§ EXERCISE PROMPT
Set the data down again, exactly as it reads, but without the pictures.

::::::::

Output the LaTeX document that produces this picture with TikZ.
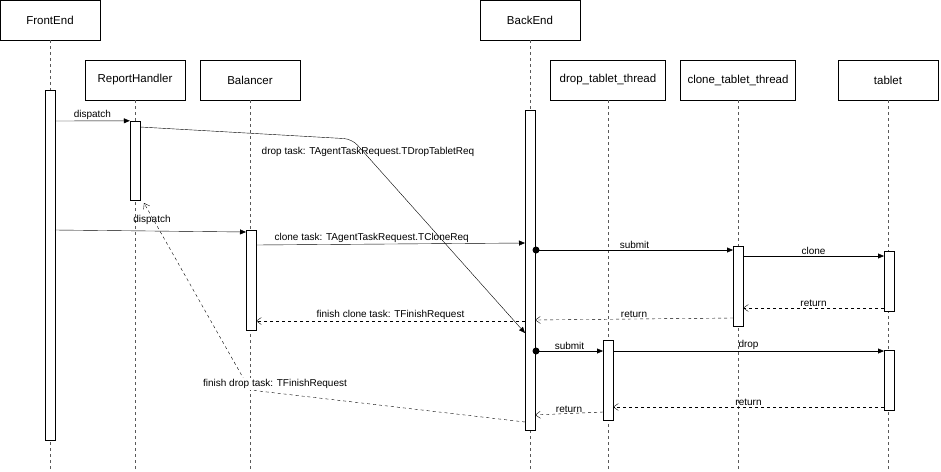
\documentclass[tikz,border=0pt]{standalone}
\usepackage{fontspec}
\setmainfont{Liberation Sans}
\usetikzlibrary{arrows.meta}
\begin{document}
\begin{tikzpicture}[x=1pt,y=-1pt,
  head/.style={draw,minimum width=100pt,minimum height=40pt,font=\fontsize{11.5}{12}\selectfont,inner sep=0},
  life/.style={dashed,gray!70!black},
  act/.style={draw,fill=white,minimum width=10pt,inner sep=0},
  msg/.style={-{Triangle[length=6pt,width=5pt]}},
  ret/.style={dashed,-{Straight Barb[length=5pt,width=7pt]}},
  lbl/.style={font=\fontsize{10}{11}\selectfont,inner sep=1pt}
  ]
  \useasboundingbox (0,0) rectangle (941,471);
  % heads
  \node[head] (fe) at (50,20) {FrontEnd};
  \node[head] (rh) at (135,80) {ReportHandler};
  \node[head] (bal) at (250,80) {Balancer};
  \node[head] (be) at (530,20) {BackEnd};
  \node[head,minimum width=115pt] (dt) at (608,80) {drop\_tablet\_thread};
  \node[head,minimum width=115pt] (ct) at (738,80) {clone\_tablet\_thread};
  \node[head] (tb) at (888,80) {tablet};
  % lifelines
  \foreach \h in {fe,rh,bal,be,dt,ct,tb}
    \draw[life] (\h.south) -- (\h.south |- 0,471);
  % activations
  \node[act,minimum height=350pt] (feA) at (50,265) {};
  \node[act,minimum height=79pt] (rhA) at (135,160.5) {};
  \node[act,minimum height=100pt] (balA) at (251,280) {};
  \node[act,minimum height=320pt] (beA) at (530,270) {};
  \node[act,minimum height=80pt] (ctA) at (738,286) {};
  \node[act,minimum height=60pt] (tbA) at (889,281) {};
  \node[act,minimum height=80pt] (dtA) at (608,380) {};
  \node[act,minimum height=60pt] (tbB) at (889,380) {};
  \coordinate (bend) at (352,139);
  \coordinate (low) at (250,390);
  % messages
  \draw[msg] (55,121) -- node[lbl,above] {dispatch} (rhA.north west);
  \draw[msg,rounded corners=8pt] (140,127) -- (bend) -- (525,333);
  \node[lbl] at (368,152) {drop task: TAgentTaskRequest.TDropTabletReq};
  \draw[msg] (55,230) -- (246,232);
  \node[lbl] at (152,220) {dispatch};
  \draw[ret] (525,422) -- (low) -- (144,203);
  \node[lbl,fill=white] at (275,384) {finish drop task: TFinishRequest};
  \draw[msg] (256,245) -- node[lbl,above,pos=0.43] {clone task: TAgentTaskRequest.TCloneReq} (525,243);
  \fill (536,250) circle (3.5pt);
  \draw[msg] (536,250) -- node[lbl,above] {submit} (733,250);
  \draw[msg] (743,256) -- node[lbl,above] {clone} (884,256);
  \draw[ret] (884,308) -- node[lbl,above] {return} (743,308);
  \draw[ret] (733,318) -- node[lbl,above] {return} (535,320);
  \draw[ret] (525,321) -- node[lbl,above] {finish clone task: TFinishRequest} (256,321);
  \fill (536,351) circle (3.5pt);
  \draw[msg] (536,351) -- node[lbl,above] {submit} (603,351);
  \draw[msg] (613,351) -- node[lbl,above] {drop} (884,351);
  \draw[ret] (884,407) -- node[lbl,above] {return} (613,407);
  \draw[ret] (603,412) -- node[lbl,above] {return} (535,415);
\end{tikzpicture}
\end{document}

::::::::

§ TASK OUTPUT
Output the LaTeX document that produces this picture with TikZ.
\documentclass[tikz,border=0pt]{standalone}
\usepackage{fontspec}
\setmainfont{Liberation Sans}
\usetikzlibrary{arrows.meta}
\begin{document}
\begin{tikzpicture}[x=1pt,y=-1pt,
  head/.style={draw,minimum width=100pt,minimum height=40pt,font=\fontsize{11.5}{12}\selectfont,inner sep=0},
  life/.style={dashed,gray!70!black},
  act/.style={draw,fill=white,minimum width=10pt,inner sep=0},
  msg/.style={-{Triangle[length=6pt,width=5pt]}},
  ret/.style={dashed,-{Straight Barb[length=5pt,width=7pt]}},
  lbl/.style={font=\fontsize{10}{11}\selectfont,inner sep=1pt}
  ]
  \useasboundingbox (0,0) rectangle (941,471);
  % heads
  \node[head] (fe) at (50,20) {FrontEnd};
  \node[head] (rh) at (135,80) {ReportHandler};
  \node[head] (bal) at (250,80) {Balancer};
  \node[head] (be) at (530,20) {BackEnd};
  \node[head,minimum width=115pt] (dt) at (608,80) {drop\_tablet\_thread};
  \node[head,minimum width=115pt] (ct) at (738,80) {clone\_tablet\_thread};
  \node[head] (tb) at (888,80) {tablet};
  % lifelines
  \foreach \h in {fe,rh,bal,be,dt,ct,tb}
    \draw[life] (\h.south) -- (\h.south |- 0,471);
  % activations
  \node[act,minimum height=350pt] (feA) at (50,265) {};
  \node[act,minimum height=79pt] (rhA) at (135,160.5) {};
  \node[act,minimum height=100pt] (balA) at (251,280) {};
  \node[act,minimum height=320pt] (beA) at (530,270) {};
  \node[act,minimum height=80pt] (ctA) at (738,286) {};
  \node[act,minimum height=60pt] (tbA) at (889,281) {};
  \node[act,minimum height=80pt] (dtA) at (608,380) {};
  \node[act,minimum height=60pt] (tbB) at (889,380) {};
  \coordinate (bend) at (352,139);
  \coordinate (low) at (250,390);
  % messages
  \draw[msg] (55,121) -- node[lbl,above] {dispatch} (rhA.north west);
  \draw[msg,rounded corners=8pt] (140,127) -- (bend) -- (525,333);
  \node[lbl] at (368,152) {drop task: TAgentTaskRequest.TDropTabletReq};
  \draw[msg] (55,230) -- (246,232);
  \node[lbl] at (152,220) {dispatch};
  \draw[ret] (525,422) -- (low) -- (144,203);
  \node[lbl,fill=white] at (275,384) {finish drop task: TFinishRequest};
  \draw[msg] (256,245) -- node[lbl,above,pos=0.43] {clone task: TAgentTaskRequest.TCloneReq} (525,243);
  \fill (536,250) circle (3.5pt);
  \draw[msg] (536,250) -- node[lbl,above] {submit} (733,250);
  \draw[msg] (743,256) -- node[lbl,above] {clone} (884,256);
  \draw[ret] (884,308) -- node[lbl,above] {return} (743,308);
  \draw[ret] (733,318) -- node[lbl,above] {return} (535,320);
  \draw[ret] (525,321) -- node[lbl,above] {finish clone task: TFinishRequest} (256,321);
  \fill (536,351) circle (3.5pt);
  \draw[msg] (536,351) -- node[lbl,above] {submit} (603,351);
  \draw[msg] (613,351) -- node[lbl,above] {drop} (884,351);
  \draw[ret] (884,407) -- node[lbl,above] {return} (613,407);
  \draw[ret] (603,412) -- node[lbl,above] {return} (535,415);
\end{tikzpicture}
\end{document}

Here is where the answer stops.